A livello di performance ovviamente il tutto ha un prezzo. Sulla mia RTX 2060, giocare in 2560×1080 con tutto abilitato al massimo, porta il framerate sui 40 fps. Fortunatamente, Deliver us the Moon implementa anche il DLSS in versione 2.0, versione estremamente migliorata dell’upscaling basato su algoritmi di intelligenza artificiale. Sono rimasto positivamente impressionato dalla qualità dell’immagine finale, che non appariva troppo sfocata, né che perdeva troppa qualità. L’unico artefatto introdotto è una scia al personaggio quando si muove troppo velocemente, probabilmente a causa della componente temporale del filtro DLSS.

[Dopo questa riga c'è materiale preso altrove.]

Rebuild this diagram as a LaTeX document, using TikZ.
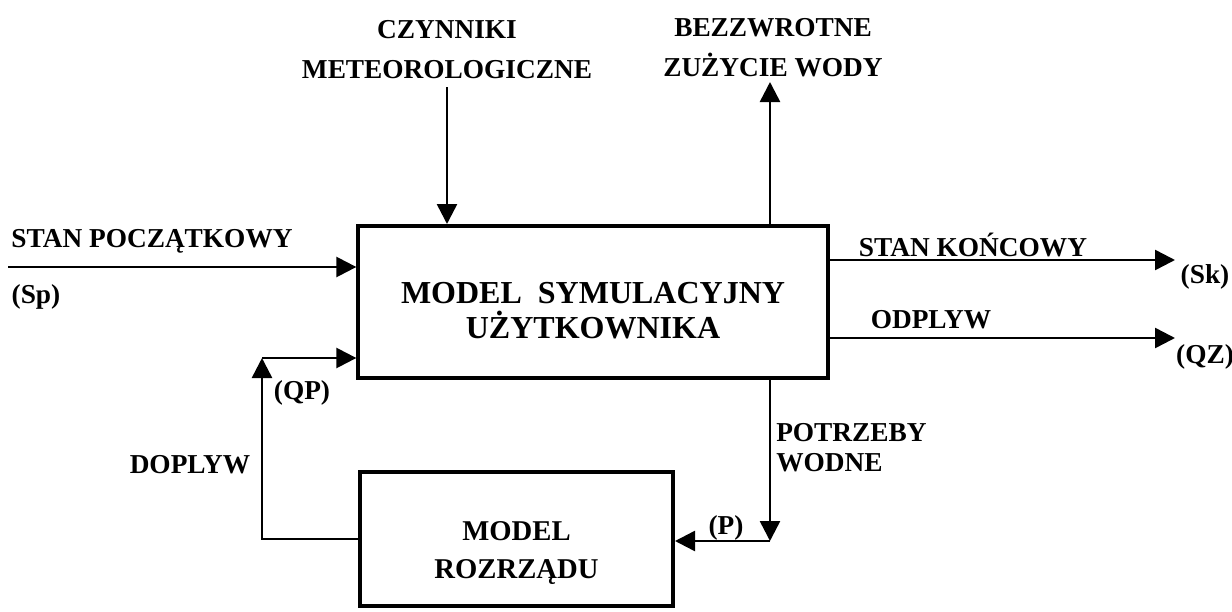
\documentclass[tikz,border=0pt]{standalone}
\usepackage{fontspec}
\setmainfont{Liberation Serif}
\usetikzlibrary{arrows.meta}
\begin{document}
\begin{tikzpicture}[x=0.75pt,y=-0.75pt,
  lbl/.style={font=\fontsize{20.5}{30}\selectfont\bfseries, inner sep=0pt, align=center},
  blk/.style={draw, line width=3pt, inner sep=0pt, align=center},
  flow/.style={line width=1.9pt, -{Triangle[length=15pt,width=15pt]}},
  plain/.style={line width=1.9pt}]
\useasboundingbox (0,0) rectangle (1232,611);
% blocks
\node[blk, minimum width=352pt, minimum height=114pt, text height=55pt,
      font=\fontsize{24}{26}\selectfont\bfseries] (main) at (593,302)
      {MODEL\ \ SYMULACYJNY\\UŻYTKOWNIKA};
\node[blk, minimum width=234.75pt, minimum height=100.5pt, text height=64pt,
      font=\fontsize{21.5}{28.5}\selectfont\bfseries] (roz) at (516.5,539)
      {MODEL\\ROZRZĄDU};
% labels
\node[lbl] (meteo) at (447,50) {CZYNNIKI\\METEOROLOGICZNE};
\node[lbl] (bez) at (773,48) {BEZZWROTNE\\ZUŻYCIE WODY};
\node[lbl] (spl) at (152,241) {STAN POCZĄTKOWY};
\node[lbl] (sp) at (36,297) {(Sp)};
\node[lbl] (skl) at (973,245) {STAN KOŃCOWY};
\node[lbl] (sk) at (1205,277) {(Sk)};
\node[lbl] (qzl) at (931,320) {ODPLYW};
\node[lbl] (qz) at (1205,357) {(QZ)};
\node[lbl] (qp) at (302,393) {(QP)};
\node[lbl] (dop) at (190,465) {DOPLYW};
\node[lbl, font=\fontsize{20.5}{22.5}\selectfont\bfseries, align=left, anchor=west] (pot) at (776,448) {POTRZEBY\\WODNE};
\node[lbl] (p) at (726,528) {(P)};
% coordinates
\coordinate (spin) at (8,267);
\coordinate (skout) at (1175,260);
\coordinate (qzout) at (1175,338);
\coordinate (qpc) at (262,358);
\coordinate (pc) at (770,541);
\coordinate (mtop) at (447,87);
\coordinate (btop) at (770,82);
% connectors
\draw[flow] (mtop) -- (mtop |- main.north);
\draw[flow] (main.north -| btop) -- (btop);
\draw[flow] (spin) -- (spin -| main.west);
\draw[flow] (main.east |- skout) -- (skout);
\draw[flow] (main.east |- qzout) -- (qzout);
\draw[flow] (roz.west) -| (qpc);
\draw[flow] (qpc) -- (qpc -| main.west);
\draw[flow] (main.south -| pc) -- (pc);
\draw[flow] (pc) -- (pc -| roz.east);
\end{tikzpicture}
\end{document}
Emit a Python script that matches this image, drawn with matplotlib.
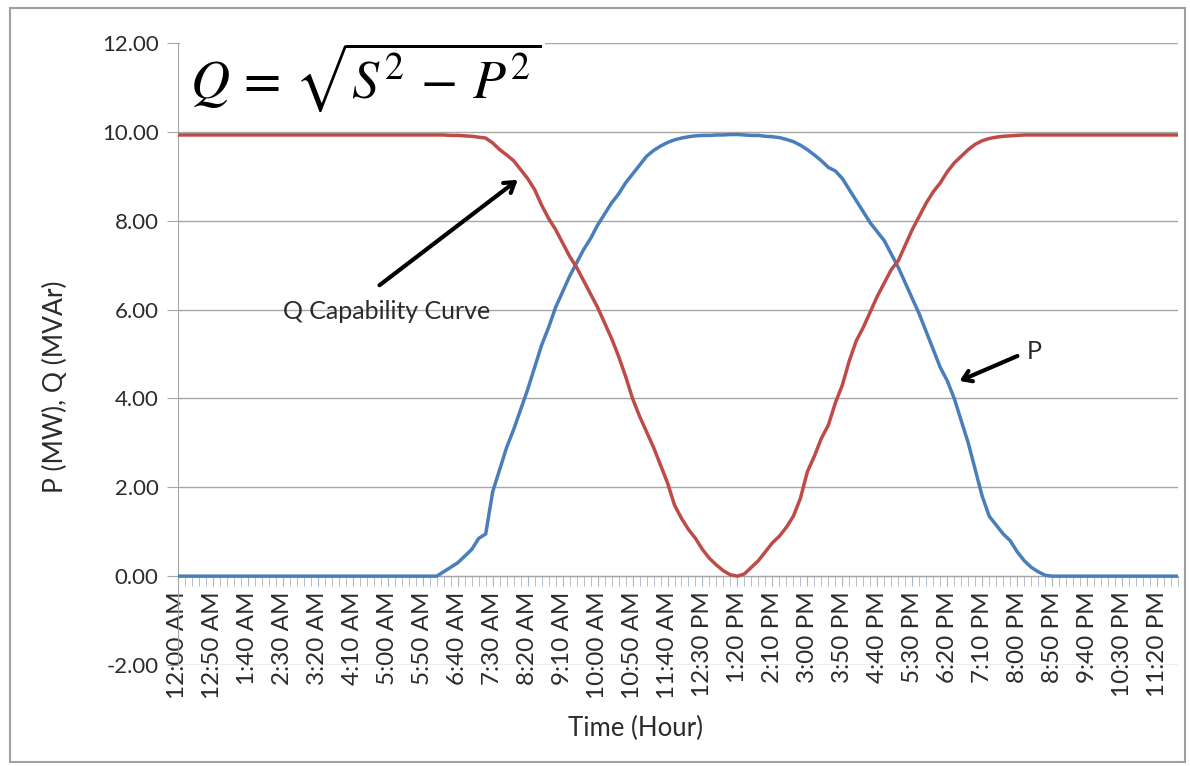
import matplotlib
matplotlib.use("Agg")
from matplotlib import pyplot as plt
from matplotlib.patches import Rectangle
from matplotlib.ticker import FormatStrFormatter, MultipleLocator

plt.rcParams['font.family'] = ['Lato', 'DejaVu Sans']
plt.rcParams['mathtext.fontset'] = 'stix'

# 10-minute samples, 12:00 AM .. 11:50 PM
p_mw = [0.0] * 38 + [
    0.1, 0.2, 0.3, 0.45, 0.6, 0.85, 0.95, 1.9, 2.4, 2.9,
    3.3, 3.75, 4.2, 4.7, 5.2, 5.6, 6.05, 6.4, 6.75, 7.05,
    7.35, 7.6, 7.9, 8.15, 8.4, 8.6, 8.85, 9.05, 9.25, 9.45,
    9.58, 9.68, 9.76, 9.82, 9.86, 9.89, 9.91, 9.92, 9.92, 9.93,
    9.93, 9.94, 9.94, 9.93, 9.92, 9.92, 9.9, 9.89, 9.87, 9.83,
    9.78, 9.7, 9.6, 9.48, 9.35, 9.2, 9.12, 8.95, 8.7, 8.45,
    8.2, 7.95, 7.75, 7.55, 7.25, 6.95, 6.6, 6.25, 5.9, 5.5,
    5.1, 4.7, 4.4, 4.0, 3.5, 3.0, 2.4, 1.8, 1.35, 1.15,
    0.95, 0.8, 0.55, 0.35, 0.2, 0.1, 0.02] + [0.0] * 19

q_mvar = [9.93] * 39 + [
    9.92, 9.92, 9.91, 9.9, 9.88, 9.86, 9.75, 9.6, 9.48, 9.35,
    9.15, 8.95, 8.7, 8.35, 8.05, 7.8, 7.5, 7.2, 6.95, 6.65,
    6.35, 6.05, 5.7, 5.35, 4.95, 4.5, 4.0, 3.6, 3.25, 2.9,
    2.5, 2.1, 1.6, 1.3, 1.05, 0.85, 0.6, 0.4, 0.25, 0.12,
    0.03, 0.0, 0.05, 0.2, 0.35, 0.55, 0.75, 0.9, 1.1, 1.35,
    1.75, 2.35, 2.7, 3.1, 3.4, 3.9, 4.3, 4.85, 5.3, 5.6,
    5.95, 6.3, 6.6, 6.9, 7.1, 7.45, 7.8, 8.1, 8.4, 8.65,
    8.85, 9.1, 9.3, 9.45, 9.6, 9.72, 9.8, 9.85, 9.88, 9.9,
    9.91, 9.92] + [9.93] * 23

time_labels = ['12:00 AM', '12:50 AM', '1:40 AM', '2:30 AM', '3:20 AM',
               '4:10 AM', '5:00 AM', '5:50 AM', '6:40 AM', '7:30 AM',
               '8:20 AM', '9:10 AM', '10:00 AM', '10:50 AM', '11:40 AM',
               '12:30 PM', '1:20 PM', '2:10 PM', '3:00 PM', '3:50 PM',
               '4:40 PM', '5:30 PM', '6:20 PM', '7:10 PM', '8:00 PM',
               '8:50 PM', '9:40 PM', '10:30 PM', '11:20 PM']

x = list(range(len(p_mw)))

W, H = 1190, 766
fig = plt.figure(figsize=(W / 100, H / 100), dpi=100)
ax = fig.add_axes([178 / W, 101 / H, 1000 / W, 622 / H])

ax.plot(x, p_mw, color='#4A7EBB', lw=2.5, zorder=3)
ax.plot(x, q_mvar, color='#BE4B48', lw=2.5, zorder=4)

ax.set_xlim(0, len(x) - 1)
ax.set_ylim(-2, 12)
ax.yaxis.set_major_locator(MultipleLocator(2))
ax.yaxis.set_major_formatter(FormatStrFormatter('%.2f'))
ax.grid(axis='y', color='#A6A6A6', lw=1)
ax.set_axisbelow(True)

ax.set_xticks(x[::5])
ax.set_xticks(x, minor=True)
ax.set_xticklabels(time_labels)

for s in ['top', 'right']:
    ax.spines[s].set_visible(False)
ax.spines['bottom'].set_position(('data', 0))
ax.spines['bottom'].set_color('#A6A6A6')
ax.spines['left'].set_color('#A6A6A6')

ax.tick_params(axis='x', which='both', direction='out', length=7,
               color='#A9B4C4', labelsize=17.5, pad=4, labelcolor='#2b2b2b',
               labelrotation=90)
ax.tick_params(axis='y', direction='out', length=8, color='#A6A6A6',
               labelsize=16, labelcolor='#2b2b2b', pad=6)

fig.text(55 / W, 1 - 387 / H, 'P (MW), Q (MVAr)', rotation=90,
         ha='center', va='center', fontsize=19, color='#2b2b2b')
fig.text(635 / W, 1 - 728 / H, 'Time (Hour)', ha='center', va='center',
         fontsize=18.5, color='#2b2b2b')

# annotations
ax.annotate('', xy=(48.9, 8.96), xytext=(28.5, 6.51),
            arrowprops=dict(arrowstyle='->,head_length=0.7,head_width=0.45',
                            lw=3, color='black'), zorder=6)
ax.text(29.9, 5.95, 'Q Capability Curve', ha='center', va='center',
        fontsize=18, color='#2b2b2b', zorder=6)
ax.annotate('', xy=(111.4, 4.37), xytext=(120.4, 4.98),
            arrowprops=dict(arrowstyle='->,head_length=0.6,head_width=0.4',
                            lw=3, color='black'), zorder=6)
ax.text(121.3, 5.05, 'P', ha='left', va='center', fontsize=18,
        color='#2b2b2b', zorder=6)

# formula box
fig.patches.append(Rectangle((180 / W, 1 - 125 / H), 365 / W, 85 / H,
                             transform=fig.transFigure, facecolor='white',
                             edgecolor='none', zorder=1))
fig.text(190 / W, 1 - 99 / H, r'$Q\,=\,\sqrt{S^2\,-\,P^2}$', fontsize=39,
         va='baseline', ha='left', color='black', zorder=2)

# outer frame
fig.patches.append(Rectangle((10 / W, 4 / H), 1175 / W, 754 / H,
                             transform=fig.transFigure, fill=False,
                             edgecolor='#A0A0A0', lw=1.5, zorder=1))

fig.savefig('out.png', dpi=100)
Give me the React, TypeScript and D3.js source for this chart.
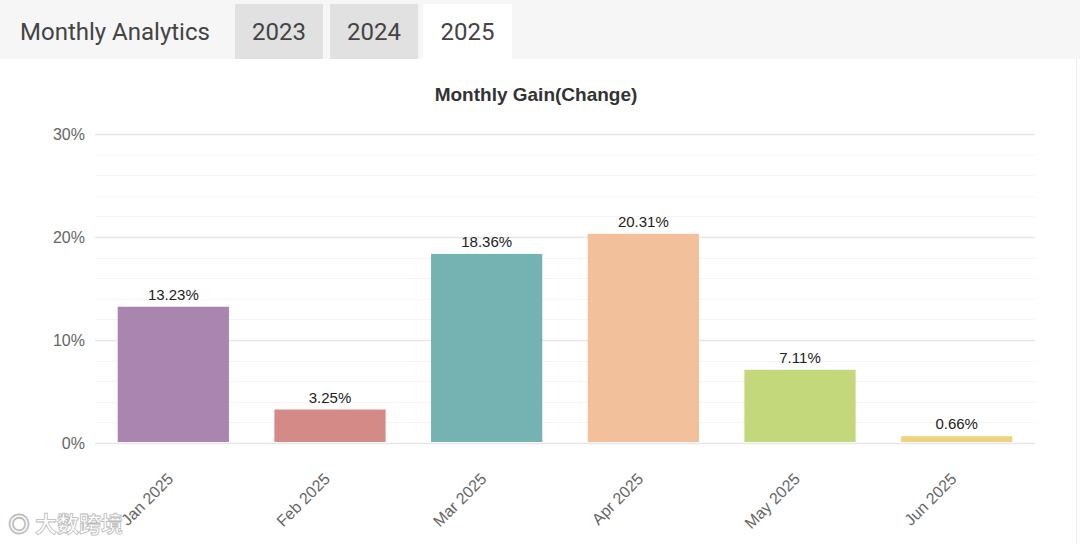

Le performance con DLSS in modalità bilanciato superano abbondantemente i 60fps nella stragrande maggioranza delle ambientazioni di gioco, permettendo quindi a chiunque abbia anche la più piccola di Nvidia in grado di accelerare il Ray Tracing di godersi il gioco senza il minimo compromesso nel dettaglio grafico. Unico punto dolente è da ricercare nel motore grafico usato: l’Unreal Engine. Purtroppo, con il Ray Tracing attivo, la costruzione delle strutture di accelerazione, le BVH, è legata ad un solo core e quindi chi ha processori un po’ più vecchi, come il mio Xeon 1650, può trovarsi in fenomeni di collo di bottiglia lato CPU.
Riassumendo e concludendo, Deliver us the Moon è un’avventura graficamente pregevole, che si lascia giocare con piacere, ma dopo le 4-5 ore necessarie per vedere i titoli di coda, avrete davvero poco da portare nei vostri ricordi.